*Source excerpt:*
##########

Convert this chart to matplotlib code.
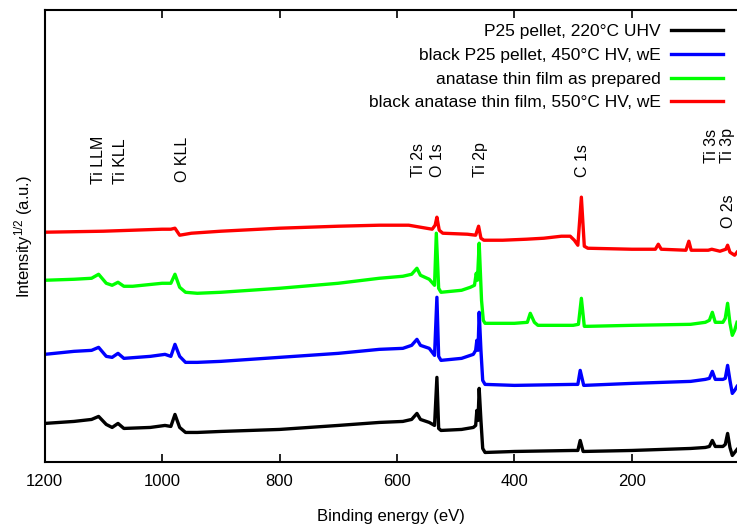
import numpy as np
from matplotlib import pyplot as plt

plt.rcParams['font.family'] = ['Liberation Sans', 'DejaVu Sans']
plt.rcParams['mathtext.default'] = 'regular'

# survey spectra, binding energy (eV) vs sqrt intensity (a.u., offset for display)
e_black = [1200, 1150, 1120, 1108, 1095, 1085, 1075, 1065, 1020, 995, 985, 978, 970, 960,
           940, 900, 800, 700, 630, 590, 575, 566, 560, 545, 536, 532, 529, 525, 490, 470,
           466, 464, 462, 460, 457, 454, 450, 400, 300, 292, 288, 283, 200, 100, 75, 68,
           63, 58, 45, 41, 37, 33, 29, 25, 21]
i_black = [39, 41, 43, 46, 38, 35, 39, 34, 35, 37, 36, 48, 35, 30,
           30, 31, 33, 37, 40, 41, 43, 49, 43, 40, 37, 85, 34, 32, 33, 35,
           37, 52, 42, 74, 42, 14, 10, 11, 12, 12, 22, 11, 12, 14, 15, 16,
           22, 16, 16, 18, 29, 15, 7, 10, 13]

e_blue = [1200, 1150, 1120, 1108, 1095, 1085, 1075, 1065, 1020, 995, 985, 978, 970, 960,
          940, 900, 800, 700, 630, 590, 575, 566, 560, 545, 536, 532, 529, 525, 490, 470,
          466, 464, 462, 460, 457, 454, 450, 400, 300, 292, 288, 282, 200, 100, 75, 68,
          63, 58, 45, 41, 37, 33, 29, 25, 21]
i_blue = [108, 111, 112, 115, 106, 105, 109, 104, 106, 108, 106, 118, 106, 100,
          100, 101, 105, 109, 113, 114, 117, 123, 117, 114, 107, 165, 106, 102, 104, 108,
          112, 122, 112, 150, 112, 82, 78, 77, 78, 78, 92, 77, 79, 81, 83, 84,
          91, 83, 83, 84, 97, 82, 69, 72, 76]

e_green = [1200, 1150, 1120, 1108, 1095, 1085, 1075, 1065, 1050, 1000, 985, 978, 970, 960,
           940, 900, 800, 700, 630, 590, 575, 566, 560, 545, 536, 533, 529, 525, 490, 475,
           468, 465, 463, 460, 456, 453, 450, 400, 378, 373, 366, 360, 300, 291, 286, 281,
           275, 200, 100, 75, 68, 63, 58, 45, 41, 37, 33, 29, 25, 21]
i_green = [182, 183, 184, 188, 179, 177, 180, 176, 176, 179, 179, 188, 175, 170,
           169, 170, 174, 179, 184, 186, 188, 194, 187, 183, 177, 229, 174, 170, 172, 175,
           177, 189, 182, 219, 162, 142, 139, 139, 140, 149, 140, 137, 137, 138, 164, 136,
           136, 137, 138, 140, 142, 150, 140, 140, 144, 159, 139, 127, 132, 140]

e_red = [1200, 1100, 1000, 985, 978, 970, 950, 900, 800, 700, 630, 580, 560, 540, 535,
         532, 528, 522, 480, 466, 461, 457, 452, 420, 380, 350, 320, 305, 298, 292, 286,
         281, 275, 200, 160, 155, 150, 108, 103, 99, 70, 64, 50, 40, 37, 33, 25, 21]
i_red = [230, 231, 233, 233, 234, 227, 229, 231, 234, 236, 237, 237, 235, 233, 237,
         245, 232, 229, 228, 227, 236, 224, 222, 222, 223, 224, 226, 226, 222, 217, 265,
         216, 214, 213, 213, 218, 213, 212, 221, 212, 212, 213, 211, 213, 217, 210, 207, 210]

series = [
    (e_black, i_black, '#000000', 'P25 pellet, 220\u00b0C UHV'),
    (e_blue, i_blue, '#0000ff', 'black P25 pellet, 450\u00b0C HV, wE'),
    (e_green, i_green, '#00ff00', 'anatase thin film as prepared'),
    (e_red, i_red, '#ff0000', 'black anatase thin film, 550\u00b0C HV, wE'),
]

# peak labels: (text, energy, bottom of text in a.u.)
peak_labels = [
    ('Ti LLM', 1109, 278), ('Ti KLL', 1070, 278), ('O KLL', 966, 280),
    ('Ti 2s', 564, 285), ('O 1s', 531, 285), ('Ti 2p', 458, 285),
    ('C 1s', 284, 285), ('Ti 3s', 64, 299), ('Ti 3p', 37, 299), ('O 2s', 35, 234),
]

fig = plt.figure(figsize=(7.37, 5.24), dpi=100)
ax = fig.add_axes([0.0605, 0.1174, 0.9395, 0.8636])

for e, inten, col, lab in series:
    ax.plot(e, inten, color=col, lw=2.4, label=lab)

for txt, e, y in peak_labels:
    ax.text(e, y, txt, rotation=90, ha='center', va='bottom', fontsize=11.5,
            clip_on=False)

ax.set_xlim(1200, 21)
ax.set_ylim(0, 452)
ax.set_xticks([1200, 1000, 800, 600, 400, 200])
ax.set_yticks([])
ax.tick_params(axis='x', direction='in', top=True, length=6, width=1.2,
               labelsize=12, pad=8)
for side in ['left', 'bottom', 'top']:
    ax.spines[side].set_linewidth(1.5)
ax.spines['right'].set_visible(False)

ax.set_xlabel('Binding energy (eV)', fontsize=12)
ax.xaxis.set_label_coords(0.5, -0.102)
ax.set_ylabel(r'Intensity$^{1/2}$ (a.u.)', fontsize=12)
ax.yaxis.set_label_coords(-0.014, 0.5)

ax.legend(loc='upper right', markerfirst=False, frameon=False, fontsize=12.5,
          handlelength=3.0, handletextpad=0.6, labelspacing=0.5,
          borderaxespad=0.5, borderpad=0.3)

fig.savefig('out.png', dpi=100)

##########

Pictures excluded, repeat exactly the lines from the top of the material through the line with "127, 132, 140]", including both of those lines.

*Exercise result:*
Convert this chart to matplotlib code.
import numpy as np
from matplotlib import pyplot as plt

plt.rcParams['font.family'] = ['Liberation Sans', 'DejaVu Sans']
plt.rcParams['mathtext.default'] = 'regular'

# survey spectra, binding energy (eV) vs sqrt intensity (a.u., offset for display)
e_black = [1200, 1150, 1120, 1108, 1095, 1085, 1075, 1065, 1020, 995, 985, 978, 970, 960,
           940, 900, 800, 700, 630, 590, 575, 566, 560, 545, 536, 532, 529, 525, 490, 470,
           466, 464, 462, 460, 457, 454, 450, 400, 300, 292, 288, 283, 200, 100, 75, 68,
           63, 58, 45, 41, 37, 33, 29, 25, 21]
i_black = [39, 41, 43, 46, 38, 35, 39, 34, 35, 37, 36, 48, 35, 30,
           30, 31, 33, 37, 40, 41, 43, 49, 43, 40, 37, 85, 34, 32, 33, 35,
           37, 52, 42, 74, 42, 14, 10, 11, 12, 12, 22, 11, 12, 14, 15, 16,
           22, 16, 16, 18, 29, 15, 7, 10, 13]

e_blue = [1200, 1150, 1120, 1108, 1095, 1085, 1075, 1065, 1020, 995, 985, 978, 970, 960,
          940, 900, 800, 700, 630, 590, 575, 566, 560, 545, 536, 532, 529, 525, 490, 470,
          466, 464, 462, 460, 457, 454, 450, 400, 300, 292, 288, 282, 200, 100, 75, 68,
          63, 58, 45, 41, 37, 33, 29, 25, 21]
i_blue = [108, 111, 112, 115, 106, 105, 109, 104, 106, 108, 106, 118, 106, 100,
          100, 101, 105, 109, 113, 114, 117, 123, 117, 114, 107, 165, 106, 102, 104, 108,
          112, 122, 112, 150, 112, 82, 78, 77, 78, 78, 92, 77, 79, 81, 83, 84,
          91, 83, 83, 84, 97, 82, 69, 72, 76]

e_green = [1200, 1150, 1120, 1108, 1095, 1085, 1075, 1065, 1050, 1000, 985, 978, 970, 960,
           940, 900, 800, 700, 630, 590, 575, 566, 560, 545, 536, 533, 529, 525, 490, 475,
           468, 465, 463, 460, 456, 453, 450, 400, 378, 373, 366, 360, 300, 291, 286, 281,
           275, 200, 100, 75, 68, 63, 58, 45, 41, 37, 33, 29, 25, 21]
i_green = [182, 183, 184, 188, 179, 177, 180, 176, 176, 179, 179, 188, 175, 170,
           169, 170, 174, 179, 184, 186, 188, 194, 187, 183, 177, 229, 174, 170, 172, 175,
           177, 189, 182, 219, 162, 142, 139, 139, 140, 149, 140, 137, 137, 138, 164, 136,
           136, 137, 138, 140, 142, 150, 140, 140, 144, 159, 139, 127, 132, 140]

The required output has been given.